Penelitian-penelitian sebelumnya menemukan bahwa tingkat testosteron para ayah lebih rendah dari laki-laki yang tidak menjadi ayah. Namun, pakar antropologi biologis Universitas Northwestern, Christopher Kuzawa, mengatakan kemungkinan sedikitnya ada dua penjelasan.
“Apakah menjadi seorang ayah mengurangi tingkat testosterone? Atau apakah laki-laki yang punya tingkat testosteron rendah lebih besar kemungkinannya menjadi ayah? Kami mengamati sejumlah laki-laki selama jangka panjang dan mengukur hormon mereka sebelum dan setelah mereka menjadi ayah,” papar Kuzawa.
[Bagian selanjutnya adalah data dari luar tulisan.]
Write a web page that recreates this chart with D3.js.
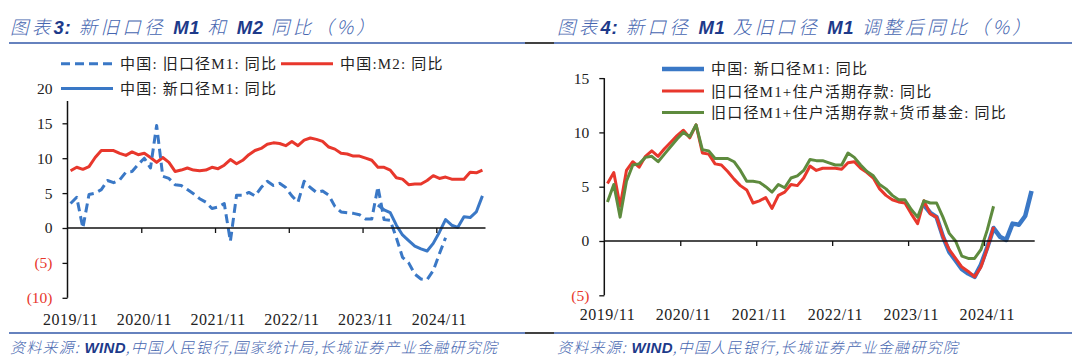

Kuzawa dan rekan-rekannya memanfaatkan penelitian jangka panjang terhadap sekelompok laki-laki di Filipina yang tingkat testosteronnya diukur pada tahun 2005 dan 2009. Dalam jangka waktu itu, sebagian laki-laki menjadi ayah, dan lainnya tidak.
“Laki-laki yang menjadi ayah itu mengalami penurunan tingkat testosteron terbesar,” papar Kuzawa lebih lanjut.
Kuzawa menemukan bahwa tingkat testosteron turun setengahnya segera setelah kelahiran anak, kemudian naik sedikit. Produksi hormon testosteron laki-laki yang aktif ikut mengasuh anak-anak mereka lebih rendah dari laki-laki yang tidak mengasuh.
Mungkin saja laki-laki punya tingkat testosteron yang rendah, sehingga bisa lebih memusatkan perhatian dalam pengasuhan anak.
Penelitian Kurazawa dan rekan-rekannya itu diterbitkan online dalam Proceedings of the National Academy of Sciences.